Reproduce the listing below character for character; drop every image.
--- Start ---
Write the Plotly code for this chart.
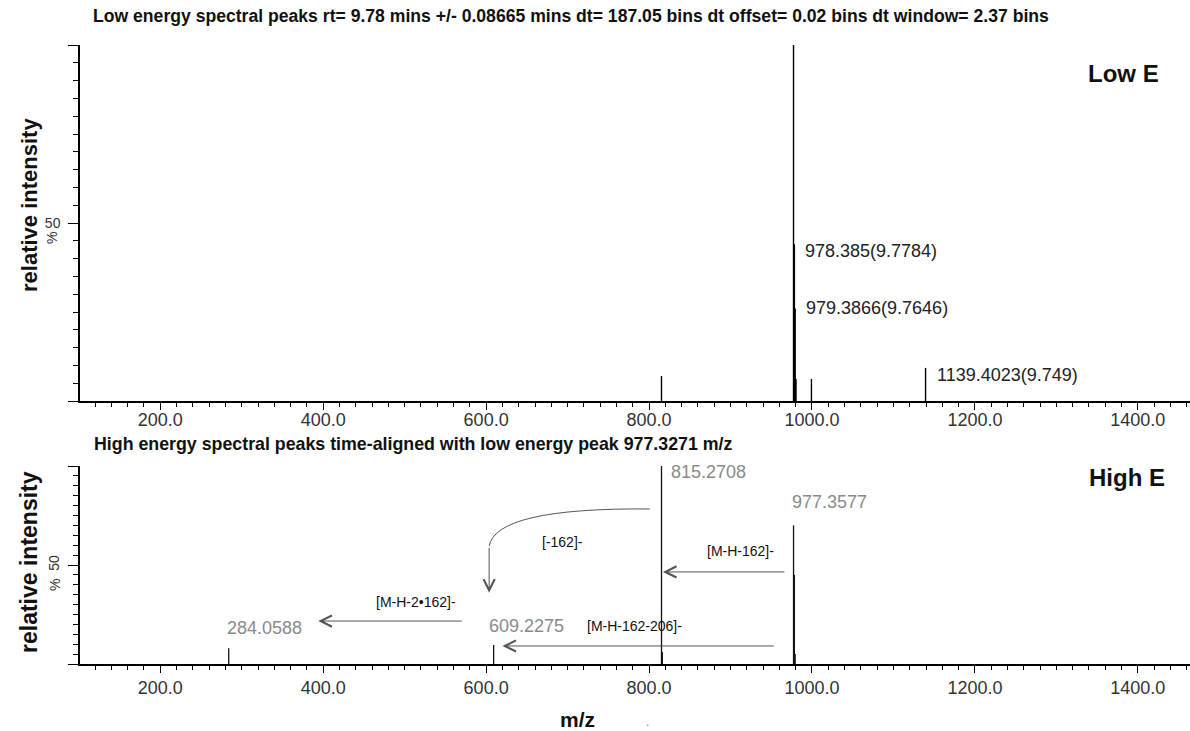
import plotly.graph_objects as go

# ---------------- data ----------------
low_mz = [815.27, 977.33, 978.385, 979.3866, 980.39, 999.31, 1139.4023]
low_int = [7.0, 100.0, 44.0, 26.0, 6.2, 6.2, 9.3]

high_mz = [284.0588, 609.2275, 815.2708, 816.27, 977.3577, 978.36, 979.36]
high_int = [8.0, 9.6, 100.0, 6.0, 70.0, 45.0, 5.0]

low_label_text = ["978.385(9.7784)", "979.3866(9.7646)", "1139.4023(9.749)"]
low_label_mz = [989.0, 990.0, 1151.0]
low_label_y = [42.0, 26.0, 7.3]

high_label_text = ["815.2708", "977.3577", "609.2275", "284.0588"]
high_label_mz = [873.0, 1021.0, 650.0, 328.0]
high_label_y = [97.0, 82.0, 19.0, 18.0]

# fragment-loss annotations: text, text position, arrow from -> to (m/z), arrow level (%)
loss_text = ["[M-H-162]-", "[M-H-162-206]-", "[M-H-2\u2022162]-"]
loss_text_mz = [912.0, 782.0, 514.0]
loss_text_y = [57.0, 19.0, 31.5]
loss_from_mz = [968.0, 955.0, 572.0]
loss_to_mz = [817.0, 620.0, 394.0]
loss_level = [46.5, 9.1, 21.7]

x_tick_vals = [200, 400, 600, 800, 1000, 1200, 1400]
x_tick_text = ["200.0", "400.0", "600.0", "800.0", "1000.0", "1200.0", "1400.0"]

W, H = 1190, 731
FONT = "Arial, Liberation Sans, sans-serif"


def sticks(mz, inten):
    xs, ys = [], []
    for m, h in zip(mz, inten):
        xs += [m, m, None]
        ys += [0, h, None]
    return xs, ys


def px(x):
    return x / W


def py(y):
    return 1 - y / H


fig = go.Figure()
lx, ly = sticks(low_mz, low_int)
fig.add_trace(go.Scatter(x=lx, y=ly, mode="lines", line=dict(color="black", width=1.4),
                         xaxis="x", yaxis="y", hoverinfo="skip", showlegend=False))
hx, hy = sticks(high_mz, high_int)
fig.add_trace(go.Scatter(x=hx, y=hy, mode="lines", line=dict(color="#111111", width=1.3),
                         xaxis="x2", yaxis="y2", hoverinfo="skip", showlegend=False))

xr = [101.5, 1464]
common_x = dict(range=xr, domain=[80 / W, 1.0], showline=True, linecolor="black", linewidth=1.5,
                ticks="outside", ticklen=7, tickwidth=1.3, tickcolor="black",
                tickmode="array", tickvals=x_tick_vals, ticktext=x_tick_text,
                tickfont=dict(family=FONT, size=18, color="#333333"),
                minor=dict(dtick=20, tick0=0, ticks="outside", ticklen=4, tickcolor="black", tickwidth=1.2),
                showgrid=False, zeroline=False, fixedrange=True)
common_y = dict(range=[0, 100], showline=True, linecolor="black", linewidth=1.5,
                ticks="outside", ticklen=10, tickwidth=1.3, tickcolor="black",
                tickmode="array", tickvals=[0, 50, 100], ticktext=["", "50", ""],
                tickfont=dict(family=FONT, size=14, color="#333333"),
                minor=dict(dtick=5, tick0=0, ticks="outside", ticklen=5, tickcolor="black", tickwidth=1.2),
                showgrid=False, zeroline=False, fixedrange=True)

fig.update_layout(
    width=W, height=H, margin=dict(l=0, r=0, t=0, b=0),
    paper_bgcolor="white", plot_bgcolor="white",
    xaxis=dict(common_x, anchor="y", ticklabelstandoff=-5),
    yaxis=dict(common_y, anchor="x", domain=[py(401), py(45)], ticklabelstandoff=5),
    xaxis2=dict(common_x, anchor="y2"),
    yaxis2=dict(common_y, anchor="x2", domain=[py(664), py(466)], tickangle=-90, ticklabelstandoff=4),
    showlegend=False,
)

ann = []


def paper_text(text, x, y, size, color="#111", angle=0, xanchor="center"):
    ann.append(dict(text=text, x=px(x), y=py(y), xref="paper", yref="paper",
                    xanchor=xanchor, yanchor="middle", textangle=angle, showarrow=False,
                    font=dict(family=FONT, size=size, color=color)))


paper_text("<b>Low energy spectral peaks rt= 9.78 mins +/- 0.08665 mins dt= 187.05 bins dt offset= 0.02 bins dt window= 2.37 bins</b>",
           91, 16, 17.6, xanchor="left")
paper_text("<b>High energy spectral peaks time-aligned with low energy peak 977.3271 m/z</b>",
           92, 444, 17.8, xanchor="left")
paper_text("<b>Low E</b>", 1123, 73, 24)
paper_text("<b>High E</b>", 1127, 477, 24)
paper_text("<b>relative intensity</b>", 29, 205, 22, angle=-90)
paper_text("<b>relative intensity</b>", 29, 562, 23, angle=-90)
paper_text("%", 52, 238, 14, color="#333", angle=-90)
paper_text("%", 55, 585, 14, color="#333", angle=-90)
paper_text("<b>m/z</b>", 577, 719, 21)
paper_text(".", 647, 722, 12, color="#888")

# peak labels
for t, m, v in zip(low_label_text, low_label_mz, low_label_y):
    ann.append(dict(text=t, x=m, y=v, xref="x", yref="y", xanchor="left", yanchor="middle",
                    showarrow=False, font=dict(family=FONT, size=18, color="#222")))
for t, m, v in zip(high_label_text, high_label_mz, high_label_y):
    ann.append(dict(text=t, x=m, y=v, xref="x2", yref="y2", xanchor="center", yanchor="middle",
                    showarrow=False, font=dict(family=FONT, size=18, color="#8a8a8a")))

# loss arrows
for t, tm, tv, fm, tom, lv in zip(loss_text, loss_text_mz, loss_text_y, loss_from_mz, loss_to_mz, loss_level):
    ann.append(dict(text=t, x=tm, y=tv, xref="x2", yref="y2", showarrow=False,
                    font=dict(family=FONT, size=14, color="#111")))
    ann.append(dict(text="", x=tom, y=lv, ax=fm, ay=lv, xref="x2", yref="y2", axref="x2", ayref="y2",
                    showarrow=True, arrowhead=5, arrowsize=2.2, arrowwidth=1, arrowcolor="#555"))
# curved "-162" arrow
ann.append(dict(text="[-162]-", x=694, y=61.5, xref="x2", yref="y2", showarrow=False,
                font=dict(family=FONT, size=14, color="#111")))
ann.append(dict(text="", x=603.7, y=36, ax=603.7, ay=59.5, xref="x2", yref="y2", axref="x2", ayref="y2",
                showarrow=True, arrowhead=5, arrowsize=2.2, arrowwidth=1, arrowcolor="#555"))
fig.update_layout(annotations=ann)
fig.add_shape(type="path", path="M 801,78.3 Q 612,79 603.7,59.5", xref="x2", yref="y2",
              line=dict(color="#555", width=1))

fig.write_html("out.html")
--- End ---
◆ EXERCISE ANSWER ◆
Write the Plotly code for this chart.
import plotly.graph_objects as go

# ---------------- data ----------------
low_mz = [815.27, 977.33, 978.385, 979.3866, 980.39, 999.31, 1139.4023]
low_int = [7.0, 100.0, 44.0, 26.0, 6.2, 6.2, 9.3]

high_mz = [284.0588, 609.2275, 815.2708, 816.27, 977.3577, 978.36, 979.36]
high_int = [8.0, 9.6, 100.0, 6.0, 70.0, 45.0, 5.0]

low_label_text = ["978.385(9.7784)", "979.3866(9.7646)", "1139.4023(9.749)"]
low_label_mz = [989.0, 990.0, 1151.0]
low_label_y = [42.0, 26.0, 7.3]

high_label_text = ["815.2708", "977.3577", "609.2275", "284.0588"]
high_label_mz = [873.0, 1021.0, 650.0, 328.0]
high_label_y = [97.0, 82.0, 19.0, 18.0]

# fragment-loss annotations: text, text position, arrow from -> to (m/z), arrow level (%)
loss_text = ["[M-H-162]-", "[M-H-162-206]-", "[M-H-2\u2022162]-"]
loss_text_mz = [912.0, 782.0, 514.0]
loss_text_y = [57.0, 19.0, 31.5]
loss_from_mz = [968.0, 955.0, 572.0]
loss_to_mz = [817.0, 620.0, 394.0]
loss_level = [46.5, 9.1, 21.7]

x_tick_vals = [200, 400, 600, 800, 1000, 1200, 1400]
x_tick_text = ["200.0", "400.0", "600.0", "800.0", "1000.0", "1200.0", "1400.0"]

W, H = 1190, 731
FONT = "Arial, Liberation Sans, sans-serif"


def sticks(mz, inten):
    xs, ys = [], []
    for m, h in zip(mz, inten):
        xs += [m, m, None]
        ys += [0, h, None]
    return xs, ys


def px(x):
    return x / W


def py(y):
    return 1 - y / H


fig = go.Figure()
lx, ly = sticks(low_mz, low_int)
fig.add_trace(go.Scatter(x=lx, y=ly, mode="lines", line=dict(color="black", width=1.4),
                         xaxis="x", yaxis="y", hoverinfo="skip", showlegend=False))
hx, hy = sticks(high_mz, high_int)
fig.add_trace(go.Scatter(x=hx, y=hy, mode="lines", line=dict(color="#111111", width=1.3),
                         xaxis="x2", yaxis="y2", hoverinfo="skip", showlegend=False))

xr = [101.5, 1464]
common_x = dict(range=xr, domain=[80 / W, 1.0], showline=True, linecolor="black", linewidth=1.5,
                ticks="outside", ticklen=7, tickwidth=1.3, tickcolor="black",
                tickmode="array", tickvals=x_tick_vals, ticktext=x_tick_text,
                tickfont=dict(family=FONT, size=18, color="#333333"),
                minor=dict(dtick=20, tick0=0, ticks="outside", ticklen=4, tickcolor="black", tickwidth=1.2),
                showgrid=False, zeroline=False, fixedrange=True)
common_y = dict(range=[0, 100], showline=True, linecolor="black", linewidth=1.5,
                ticks="outside", ticklen=10, tickwidth=1.3, tickcolor="black",
                tickmode="array", tickvals=[0, 50, 100], ticktext=["", "50", ""],
                tickfont=dict(family=FONT, size=14, color="#333333"),
                minor=dict(dtick=5, tick0=0, ticks="outside", ticklen=5, tickcolor="black", tickwidth=1.2),
                showgrid=False, zeroline=False, fixedrange=True)

fig.update_layout(
    width=W, height=H, margin=dict(l=0, r=0, t=0, b=0),
    paper_bgcolor="white", plot_bgcolor="white",
    xaxis=dict(common_x, anchor="y", ticklabelstandoff=-5),
    yaxis=dict(common_y, anchor="x", domain=[py(401), py(45)], ticklabelstandoff=5),
    xaxis2=dict(common_x, anchor="y2"),
    yaxis2=dict(common_y, anchor="x2", domain=[py(664), py(466)], tickangle=-90, ticklabelstandoff=4),
    showlegend=False,
)

ann = []


def paper_text(text, x, y, size, color="#111", angle=0, xanchor="center"):
    ann.append(dict(text=text, x=px(x), y=py(y), xref="paper", yref="paper",
                    xanchor=xanchor, yanchor="middle", textangle=angle, showarrow=False,
                    font=dict(family=FONT, size=size, color=color)))


paper_text("<b>Low energy spectral peaks rt= 9.78 mins +/- 0.08665 mins dt= 187.05 bins dt offset= 0.02 bins dt window= 2.37 bins</b>",
           91, 16, 17.6, xanchor="left")
paper_text("<b>High energy spectral peaks time-aligned with low energy peak 977.3271 m/z</b>",
           92, 444, 17.8, xanchor="left")
paper_text("<b>Low E</b>", 1123, 73, 24)
paper_text("<b>High E</b>", 1127, 477, 24)
paper_text("<b>relative intensity</b>", 29, 205, 22, angle=-90)
paper_text("<b>relative intensity</b>", 29, 562, 23, angle=-90)
paper_text("%", 52, 238, 14, color="#333", angle=-90)
paper_text("%", 55, 585, 14, color="#333", angle=-90)
paper_text("<b>m/z</b>", 577, 719, 21)
paper_text(".", 647, 722, 12, color="#888")

# peak labels
for t, m, v in zip(low_label_text, low_label_mz, low_label_y):
    ann.append(dict(text=t, x=m, y=v, xref="x", yref="y", xanchor="left", yanchor="middle",
                    showarrow=False, font=dict(family=FONT, size=18, color="#222")))
for t, m, v in zip(high_label_text, high_label_mz, high_label_y):
    ann.append(dict(text=t, x=m, y=v, xref="x2", yref="y2", xanchor="center", yanchor="middle",
                    showarrow=False, font=dict(family=FONT, size=18, color="#8a8a8a")))

# loss arrows
for t, tm, tv, fm, tom, lv in zip(loss_text, loss_text_mz, loss_text_y, loss_from_mz, loss_to_mz, loss_level):
    ann.append(dict(text=t, x=tm, y=tv, xref="x2", yref="y2", showarrow=False,
                    font=dict(family=FONT, size=14, color="#111")))
    ann.append(dict(text="", x=tom, y=lv, ax=fm, ay=lv, xref="x2", yref="y2", axref="x2", ayref="y2",
                    showarrow=True, arrowhead=5, arrowsize=2.2, arrowwidth=1, arrowcolor="#555"))
# curved "-162" arrow
ann.append(dict(text="[-162]-", x=694, y=61.5, xref="x2", yref="y2", showarrow=False,
                font=dict(family=FONT, size=14, color="#111")))
ann.append(dict(text="", x=603.7, y=36, ax=603.7, ay=59.5, xref="x2", yref="y2", axref="x2", ayref="y2",
                showarrow=True, arrowhead=5, arrowsize=2.2, arrowwidth=1, arrowcolor="#555"))
fig.update_layout(annotations=ann)
fig.add_shape(type="path", path="M 801,78.3 Q 612,79 603.7,59.5", xref="x2", yref="y2",
              line=dict(color="#555", width=1))

fig.write_html("out.html")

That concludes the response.